Understand the loan agreement
The kind of loan agreement that a borrower enters with a lender determines a great deal how successful they will be in making timely payments. Therefore, before signing any agreement, it is important to understand the loan agreement and the type of loan on offer.
It is important to grasp the costs of getting the loan, the interest rate, as well as the repayment terms for the loan. Likewise, it is important to only borrow what one can pay and what is acceptable based on
Have Sufficient Balance
While taking a loan, it is vital to ensure there is sufficient balance that can be used to make loan payments in case something goes wrong. The idea is to have some money set aside that can be used to make loan payments in case of emergencies while awaiting a given revenue stream to come through. In this case, it is important to ensure enough headroom so that loan repayments are not missed.
A Budget Is A Must
Once you have taken a loan, focusing on making payments ought to be the priority. To do so, budget tightening ought to come into play in a bid to come up with some money that would go a long way in trimming the loan outstanding.
Living on a budget should not be seen as a means of depriving oneself of the pleasures of life. Instead, it should be living within one’s means as a way of generating some money on the side in a bid to make timely loan payments.
Contact your Loan Servicer
Making timely loan repayments can be challenging especially during harsh economic times. If that was to happen, it would be prudent to contact a loan servicer before defaulting. A loan servicer would help you understand some of the options available to avoid defaulting on loan payments.
Don’t Take Another Loan
Some people who have found themselves close to defaulting on a loan have opted to borrow elsewhere in a bid to repay another loan. Taking another loan to repay another loan amounts to a Ponzi scheme and is a dangerous game that should be avoided at all costs.
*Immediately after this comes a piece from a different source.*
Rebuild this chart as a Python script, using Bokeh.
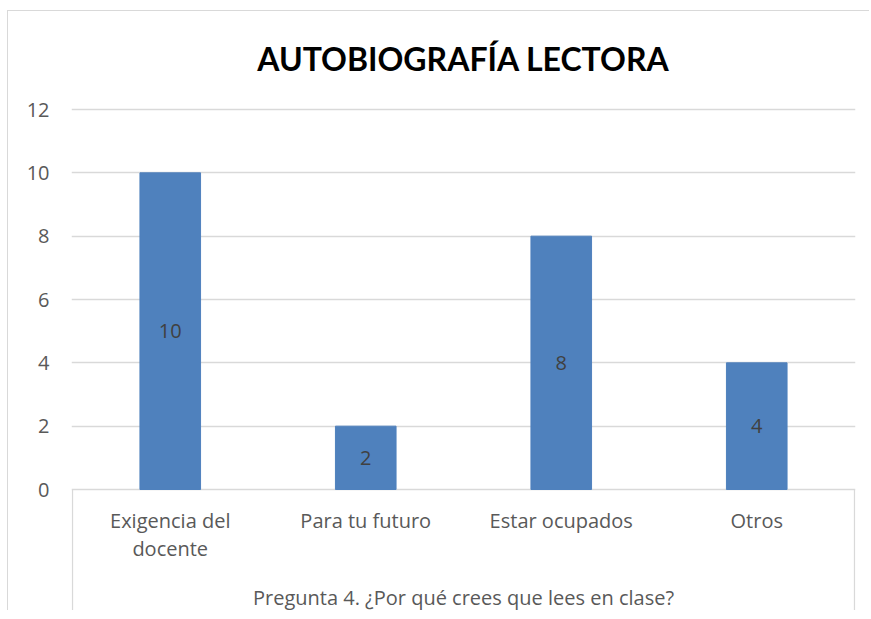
from bokeh.plotting import figure
from bokeh.models import FactorRange, Range1d, FixedTicker, Label, ColumnDataSource
from bokeh.core.properties import value
from bokeh.embed import file_html
from bokeh.resources import INLINE

# ---- data ----
categories = ["Exigencia del docente", "Para tu futuro", "Estar ocupados", "Otros"]
category_labels = ["Exigencia del\ndocente", "Para tu futuro", "Estar ocupados", "Otros"]
counts = [10, 2, 8, 4]
y_ticks = [0, 2, 4, 6, 8, 10, 12]
title_text = "AUTOBIOGRAFÍA LECTORA"
axis_title = "Pregunta 4. ¿Por qué crees que lees en clase?"

FONT = "Open Sans"
TFONT = "Lato"
GREY = "#D9D9D9"
TXT = "#595959"

n = len(categories)
px_per_unit = 380 / 12.0
y_top = 12 + 19 / px_per_unit
y_bottom = -121 / px_per_unit

p = figure(
    width=862, height=600,
    x_range=FactorRange(*categories, range_padding=0.0051, range_padding_units="absolute"),
    y_range=Range1d(y_bottom, y_top),
    output_backend="svg", toolbar_location=None,
    x_axis_location=None,
    min_border_left=63, min_border_right=15, min_border_top=79, min_border_bottom=1,
    title=title_text,
)
p.styles = {"border-left": f"1px solid {GREY}", "border-top": f"1px solid {GREY}",
            "margin-left": "7px", "margin-top": "10px"}
p.outline_line_color = None
p.background_fill_color = "white"
p.border_fill_color = "white"

p.title.align = "center"
p.title.text_font = TFONT
p.title.text_font_size = "32px"
p.title.text_font_style = "bold"
p.title.text_color = "#000000"
p.title.standoff = 26

p.xgrid.grid_line_color = None
p.ygrid.ticker = FixedTicker(ticks=y_ticks)
p.ygrid.grid_line_color = GREY
p.ygrid.grid_line_width = 1.3

ax = p.yaxis[0]
ax.ticker = FixedTicker(ticks=y_ticks)
ax.axis_line_color = None
ax.major_tick_line_color = None
ax.minor_tick_line_color = None
ax.major_tick_out = 0
ax.major_label_standoff = 22
ax.major_label_text_font = FONT
ax.major_label_text_font_size = "20px"
ax.major_label_text_color = TXT

src = ColumnDataSource(dict(cat=categories, lab=category_labels, v=counts,
                            mid=[c / 2 for c in counts], vt=[str(c) for c in counts]))

p.vbar(x="cat", top="v", bottom=0, width=0.31, source=src,
       fill_color="#4F81BD", line_color="#4F81BD")

p.text(x="cat", y="mid", text="vt", source=src, text_align="center",
       text_baseline="middle", text_font=value(FONT), text_font_size="20px",
       text_color="#404040")

# category labels below the axis line
p.text(x="cat", y=-0.55, text="lab", source=src, text_align="center",
       text_baseline="top", text_font=value(FONT), text_font_size="20px",
       text_color=TXT, text_line_height=1.05)

# box around category axis area
p.segment(x0=[0, n], y0=[0, 0], x1=[0, n], y1=[y_bottom, y_bottom],
          line_color=GREY, line_width=1.3)

p.add_layout(Label(x=n / 2, y=-3.4, text=axis_title, text_align="center",
                   text_baseline="middle", text_font=FONT, text_font_size="20px",
                   text_color=TXT))

open("out.html", "w").write(file_html(p, INLINE))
Track Debts and Ask For Help
Tracking debts is important for people who have taken more than one loan. By tracking, it becomes easy to create a single form that details each debt and what it entails. In case one is in a financial hole, seeking assistance from family members would be the right call to avert loan default.
Defaulting on a loan leads to serious consequences. The specifics vary depending on the situation leading to a slump in credit scores, repositions of collateral or garnishing of wages. Harassment by debt collectors is the last thing you can ever wish even on your worst enemy.
Likewise, if you feel you are having trouble making payments and close to a default, the best thing is to reach out to your lender in advance. While it is tough and embarrassing, it may turn out to be the best way to save oneself from the embarrassment and anguish down the road.